There are at least two schools of thought on the long-standing practice of holding Los Angeles city elections in odd-numbered years. Some think it helps local issues get more attention if the City Hall races don't compete with the big elections for president, governor and senator. Others think the current method fatigues voters and that the city elections should be held on the same day as the national polling. Former city controller Laura Chick argues in a Times op-ed piece today for the latter: throwing the local LA contests into the same political cycle as the national and state elections. It would save money and increase voter interest, she asserts.
So why has this system persisted in L.A.? One part of the answer is that well-funded special interests are deeply invested in the system as it is. Elections are easier to win if you only need to turn out a small contingent of voters and can focus on targeting those people with mailers and TV and radio ads.One argument against consolidation that I have heard is that voters would suffer ballot fatigue — that they would have trouble focusing on so much in a single election. But it seems to me that having a few more names on the ballot would be far less fatiguing for L.A. voters than an entirely separate election. Reducing the number of times we ask voters to go to the polls or endure the relentless campaigning would certainly be a welcome relief.
Angelenos can't rely on their elected officials to change things willingly. During the current campaign, the issue came up at least once in a debate, and only one of the four leading candidates endorsed the idea of bringing L.A.'s elections into conformity with state and national elections. It will clearly take some determined grass-roots agitating to challenge the city's senseless but long-standing tradition of off-year elections.
Well, consider this. Los Angeles has been choosing its mayors in odd years since 1909, according to Raphael Sonenshein's book, "Los Angeles: Structure of a City Government." It appears that something besides the schedule is suppressing the desire of voters to take part and cast ballots.
When Sam Yorty won reelection as mayor just before the Watts riots in 1965, 59 percent of voters voted in the nominating primary. Participation then soared to 66 percent (and to 78 percent in the general election) for the heated, some would say ugly racially tinged 1969 campaign in which Yorty held off Tom Bradley, blocking him from becoming the city's first black mayor. Four years later, when Bradley won and pushed Yorty into the life of a TV talk show provocateur, the voter turnout in the runoff was 64 percent. Everybody in LA was talking about those election races. People took sides.

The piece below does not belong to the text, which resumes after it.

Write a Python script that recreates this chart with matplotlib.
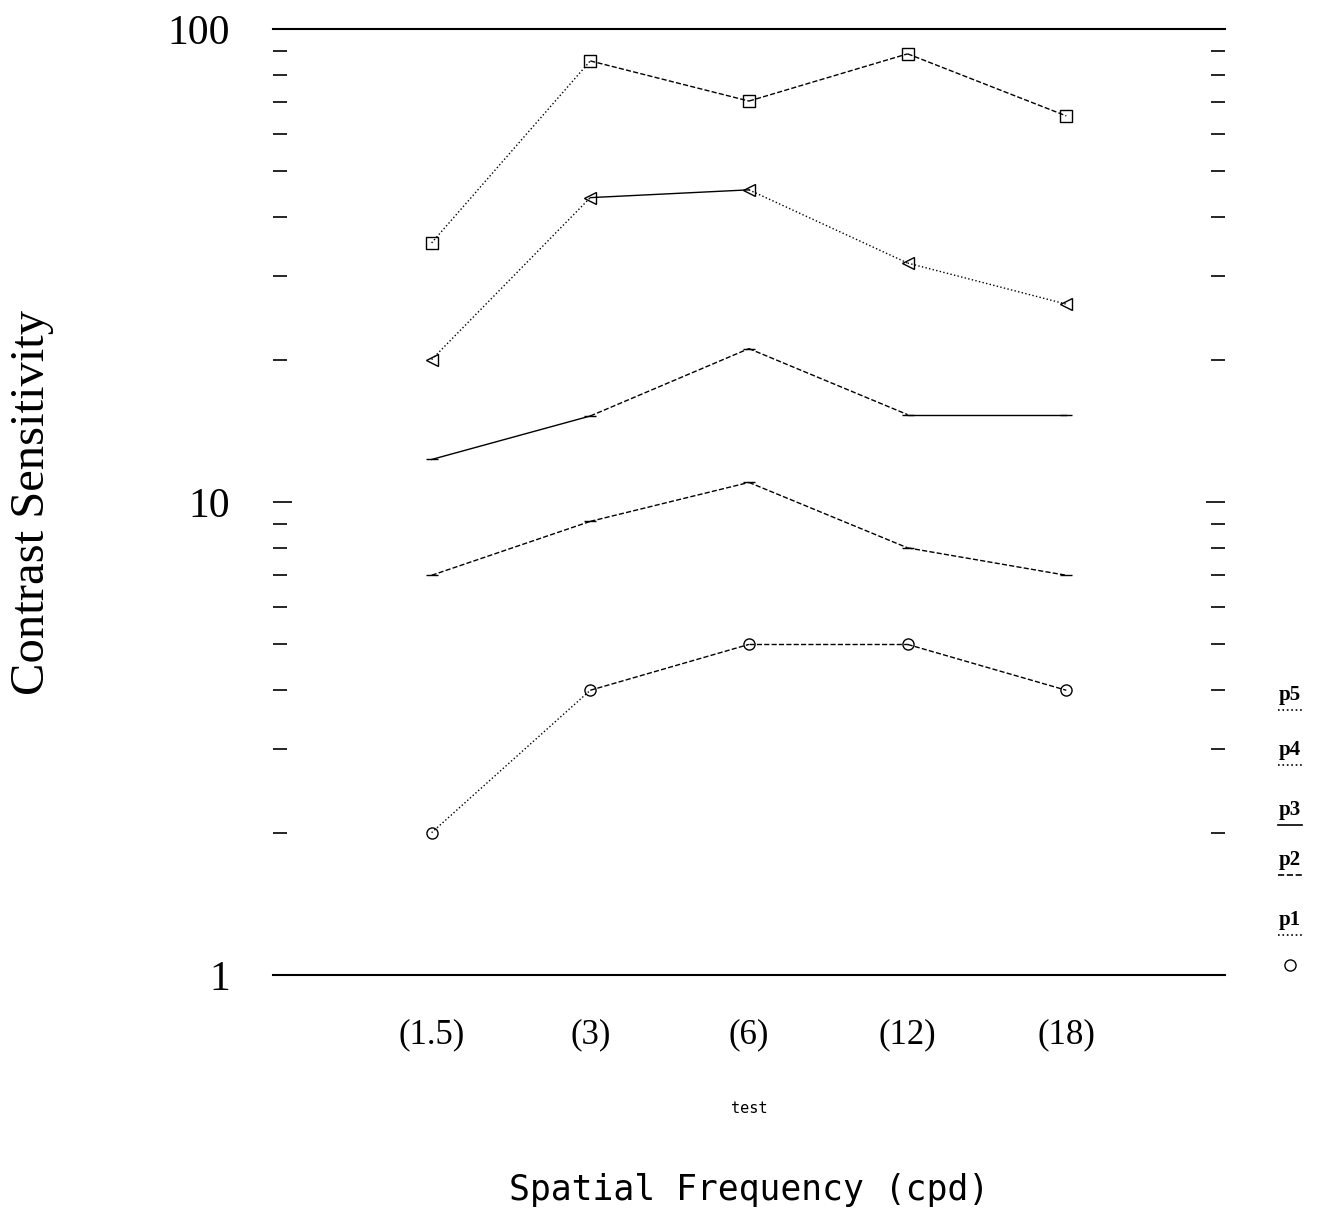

Debated each other.
It has been all downhill from there. By the time Jim Hahn beat Antonio Villaraigosa in 2001, the voter turnout was just 34 percent in the primary (38 percent in the general.) Four years later, when Villaraigosa beat Hahn, the primary turnout fell under 30 percent and only reached 34 percent in the head-to-head runoff — less than half of the voter participation in the Bradley-Yorty fights three decades later. And guess what, the dates of the elections didn't change. But the emotional engagement did. The Hahnies and the Villaraigosa campers didn't loathe each other; in fact, they are smoothly co-mingled in the ranks of the current mayoral campaigns.
The composition of the city and the electorate also changed — it's younger, and less white and suburban. There also is much less street-level political activity in neighborhoods that mushrooms into citywide energy. The victorious Tom Bradley coalition of south LA blacks, Westside whites and liberals concerned about the LAPD really did sprout from political clubs, churches and coffee klatches.
These days the local news media barely cover real grassroots politics — they mostly report the results of government meetings and transcribe campaign sound bites. And not even much of that on television. What passes for political talk on radio is really just fringe culture war theater, with performers who push whatever emotional buttons work to keep the ratings up. The rise of the internet and social media makes all kinds of political activity easier to conduct, but also fractures it into smaller pieces. None of the current candidates for any office in Los Angeles have anything close to a citywide movement behind them — they'll just be happy to limp into the runoff, then try to win the big job by offending the fewest voters.